When the heat becomes intolerable, the first reflex is to stop all movement. The mind tightens around a single interpretation — a stance, a conclusion, a declaration of certainty. This must be the answer. I know what this is.

Freeze is fixation intensified by heat. Attention narrows. Ambiguity becomes threatening. The system is not seeking truth — it is seeking immobility.

The insight was threatening the ground the self was standing on, so the self froze the ground. Whatever partial truth was available gets locked in as the whole truth. What was being revealed — the constructedness of the meaning structure — is papered over by a new certainty that feels like clarity but functions as armor.

Fight

When the system cannot lock meaning down, it often shifts to discharge. Fight is the attempt to push the tension outward — as argument, justification, explanation, persuasion, or the quiet hum of subtle superiority.

Internally, this looks like rehearsing arguments, mentally proving yourself right, narrating why the other side does not understand. Externally, it appears as contention that creates the illusion of agency. Something is being done. But clarity does not increase. Smoke increases.

Fight converts fire into conflict. Instead of allowing heat to illuminate internal architecture, the system projects it outward. Meaning becomes defended rather than examined, and the paradox that was doing the real work is replaced by a debate that accomplishes nothing.

Fall-Through

If neither freezing nor fighting restores coherence, the system may abandon the field entirely. Nothing matters. This is pointless. Why bother.

Fall-through can masquerade as spaciousness, even as emptiness. But internally it is withdrawal. The system has not opened — it has dropped beneath the heat. Care is numbed, significance is flattened.

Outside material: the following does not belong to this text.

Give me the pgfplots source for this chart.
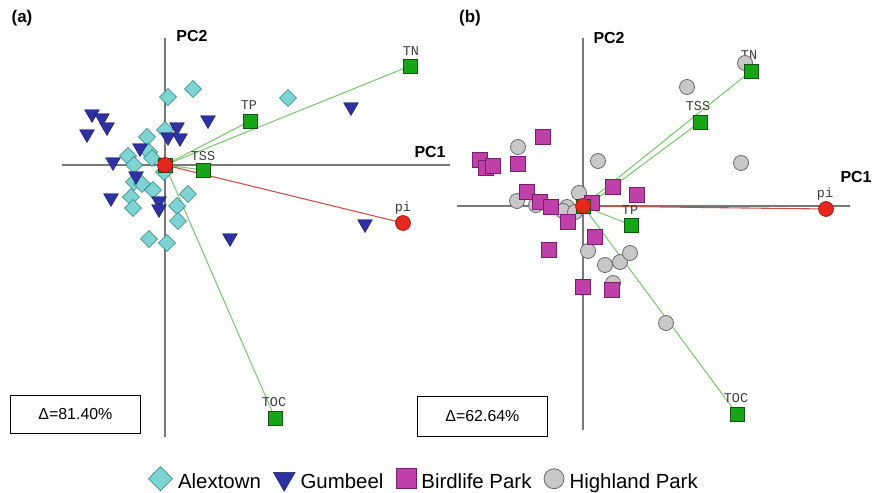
\documentclass[border=0pt]{standalone}
\usepackage{pgfplots}
\pgfplotsset{compat=1.18}
\usepackage{fontspec}
\setmainfont{Liberation Sans}
\newfontfamily\vecfont{Liberation Mono}
\definecolor{alexfill}{RGB}{125,212,210}
\definecolor{alexedge}{RGB}{40,130,130}
\definecolor{gumfill}{RGB}{45,50,160}
\definecolor{gumedge}{RGB}{30,30,110}
\definecolor{birdfill}{RGB}{192,64,170}
\definecolor{birdedge}{RGB}{120,30,110}
\definecolor{highfill}{RGB}{200,200,200}
\definecolor{highedge}{RGB}{105,105,105}
\definecolor{vecfill}{RGB}{25,165,25}
\definecolor{vecedge}{RGB}{15,85,15}
\definecolor{pifill}{RGB}{228,40,30}
\definecolor{piedge}{RGB}{150,20,20}
\definecolor{vecline}{RGB}{130,200,120}
\definecolor{piline}{RGB}{200,80,80}
\definecolor{axline}{RGB}{120,120,120}
\definecolor{labgray}{RGB}{60,60,60}
\pgfplotsset{
  pca/.style={x=1bp,y=1bp,axis lines=none,clip=false,anchor=south west},
  alex/.style={only marks,mark=square*,mark size=6bp,mark options={rotate=45,fill=alexfill,draw=alexedge,line width=0.6pt}},
  gum/.style={only marks,mark=triangle*,mark size=8.5bp,mark options={rotate=180,fill=gumfill,draw=gumedge,line width=0.5pt}},
  bird/.style={only marks,mark=square*,mark size=7.5bp,mark options={fill=birdfill,draw=birdedge,line width=0.6pt}},
  high/.style={only marks,mark=*,mark size=7.5bp,mark options={fill=highfill,draw=highedge,line width=0.8pt}},
  vsq/.style={only marks,mark=square*,mark size=7bp,mark options={fill=vecfill,draw=vecedge,line width=0.6pt}},
  vpi/.style={only marks,mark=*,mark size=7.5bp,mark options={fill=pifill,draw=piedge,line width=0.6pt}},
  vl/.style={vecline,line width=1.1pt,no marks},
  pl/.style={piline,line width=1.1pt,no marks},
  axl/.style={axline,line width=1.3pt,no marks},
}
\newcommand{\vlab}[1]{{\vecfont\fontsize{13.5}{13.5}\selectfont\color{labgray}#1}}
\begin{document}
\begin{tikzpicture}
\path[use as bounding box] (0,0) rectangle (878bp,493bp);
% ---------------- panel (a)
\begin{axis}[pca,at={(60bp,53bp)},xmin=-105,xmax=290,ymin=-275,ymax=135,
  legend columns=4,
  legend image code/.code={\draw[#1] plot coordinates {(0cm,0.35em)};},
  legend style={at={(0.920,-0.0951)},anchor=center,draw=none,fill=none,
    font=\fontsize{20.5}{22}\selectfont,
    nodes={inner sep=0.5bp},
    /tikz/every odd column/.append style={column sep=5bp},
    /tikz/every even column/.append style={column sep=12bp}},
  legend cell align=left]
\addplot[axl,forget plot] coordinates {(-103,0) (285,0)};
\addplot[axl,forget plot] coordinates {(0,127) (0,-272)};
\addplot[vl,forget plot] coordinates {(0,0) (245,99)};
\addplot[vl,forget plot] coordinates {(0,0) (85,44)};
\addplot[vl,forget plot] coordinates {(0,0) (38,-5)};
\addplot[vl,forget plot] coordinates {(0,0) (110,-253)};
\addplot[pl,forget plot] coordinates {(0,0) (238,-58)};
\addplot[alex,forget plot] coordinates {
(3,68) (28,76) (123,67) (0,35) (-18,28) (-37,9) (-16,13) (-13,7) (-31,0)
(-31,-17) (-23,-19) (-12,-25) (-34,-32) (-32,-43) (23,-29) (12,-41)
(13,-56) (-16,-74) (2,-78) (-1,-7)};
\addplot[gum,forget plot] coordinates {
(-73,51) (-63,47) (-58,38) (-78,31) (43,45) (12,38) (3,28) (15,27)
(186,58) (-25,17) (-52,3) (-29,-11) (-54,-33) (-6,-36) (-6,-44)
(200,-59) (65,-73)};
\addplot[vsq,forget plot] coordinates {(0,0) (245,99) (85,44) (38,-5) (110,-253)};
\addplot[vpi,forget plot] coordinates {(0,0) (238,-58)};
\node at (axis cs:246,114) {\vlab{TN}};
\node at (axis cs:84,60) {\vlab{TP}};
\node at (axis cs:38,9) {\vlab{TSS}};
\node at (axis cs:238,-43) {\vlab{pi}};
\node at (axis cs:109,-237) {\vlab{TOC}};
\addlegendimage{alex,mark size=8.5bp}\addlegendentry{Alextown}
\addlegendimage{gum,mark size=12.5bp}\addlegendentry{Gumbeel}
\addlegendimage{bird,mark size=10bp}\addlegendentry{Birdlife Park}
\addlegendimage{high,mark size=10bp}\addlegendentry{Highland Park}
\end{axis}
% ---------------- panel (b)
\begin{axis}[pca,at={(455bp,53bp)},xmin=-128,xmax=277,ymin=-234,ymax=176]
\addplot[axl,forget plot] coordinates {(-126,0) (267,0)};
\addplot[axl,forget plot] coordinates {(0,168) (0,-224)};
\addplot[vl] coordinates {(0,0) (168,135)};
\addplot[vl] coordinates {(4,0) (117,84)};
\addplot[vl] coordinates {(0,0) (48,-19)};
\addplot[vl] coordinates {(0,0) (154,-208)};
\addplot[pl] coordinates {(0,0) (243,-3)};
\addplot[high] coordinates {
(-65,59) (15,45) (-4,13) (-66,5) (-47,1) (-16,-1) (-20,-5) (-8,-6)
(5,-45) (22,-59) (37,-56) (47,-47) (30,-77) (83,-117) (104,119)
(158,43) (162,143)};
\addplot[bird] coordinates {
(-40,69) (-103,46) (-97,38) (-90,40) (-65,42) (-56,14) (-43,4) (-32,-1)
(-15,-16) (30,19) (54,11) (9,3) (12,-31) (-34,-44) (0,-81) (29,-84)};
\addplot[vsq] coordinates {(0,0) (168,135) (117,84) (48,-19) (154,-208)};
\addplot[vpi] coordinates {(0,0) (243,-3)};
\node at (axis cs:166,151) {\vlab{TN}};
\node at (axis cs:115,100) {\vlab{TSS}};
\node at (axis cs:47,-4) {\vlab{TP}};
\node at (axis cs:242,12) {\vlab{pi}};
\node at (axis cs:153,-192) {\vlab{TOC}};
\end{axis}
% ---------------- texts
\node[font=\bfseries\fontsize{17}{17}\selectfont] at (22bp,475bp) {(a)};
\node[font=\bfseries\fontsize{17}{17}\selectfont] at (470bp,475bp) {(b)};
\node[font=\bfseries\fontsize{16}{16}\selectfont] at (192bp,457bp) {PC2};
\node[font=\bfseries\fontsize{16}{16}\selectfont] at (609bp,455bp) {PC2};
\node[font=\bfseries\fontsize{16}{16}\selectfont] at (430bp,341bp) {PC1};
\node[font=\bfseries\fontsize{16}{16}\selectfont] at (856bp,316bp) {PC1};
\node[draw,line width=0.8pt,minimum width=130bp,minimum height=38bp,anchor=north west,
  font=\fontsize{16}{16}\selectfont] at (10bp,98bp) {Δ=81.40\%};
\node[draw,line width=0.8pt,minimum width=130bp,minimum height=40bp,anchor=north west,
  font=\fontsize{16}{16}\selectfont] at (417bp,97bp) {Δ=62.64\%};
\end{tikzpicture}
\end{document}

Because the underlying structure was never clarified, the same pattern will reignite later, often with greater volatility. The material is still there, unburned.

Fall-through is the most dangerous of the three because it looks the most like progress. But equanimity is the capacity to remain present with the full weight of what is arising. Fall-through is the refusal to remain present at all.

Three reflexes that kill insight: freeze, fight, and fall-through

The Intelligence of the Reflex

These three strategies are not mistakes. They are conditioned responses developed in the presence of genuine threat — each one trying to preserve continuity when the system feels it cannot afford to be open.

Freeze preserves continuity by arresting movement. Fight preserves it by forcing alignment. Fall-through preserves it by disengaging significance. All three are intelligent. None of them allow the fire to complete its work. They manage the heat but do not clarify the structure.

What a Clean Burn Requires

What is being trained is not a new response. It is the absence of premature response.

Staying with the heat, the uncertainty, the unresolved tension. Not as passive endurance, but as the willingness to allow fire to illuminate without interference — so that fixations can loosen and collapse becomes unnecessary.

Dirty burn versus clean burn: incomplete combustion versus full illumination

This requires everything the training has been building. Stability — so the field can hold pressure without fragmenting. Contact literacy — so heat is felt directly rather than interpreted prematurely. Pattern recognition — so the mind sees what is destabilizing, not just that something is. And awareness of these very reflexes — so that freeze, fight, and fall-through are recognized rather than enacted.

When these are present, the paradox becomes a crucible. What remains is not a position but a capacity to stay — and in that staying, grasping reveals itself without being replaced by a new architecture.

The fire was never the problem. The problem was what you did in the first half-second after it lit.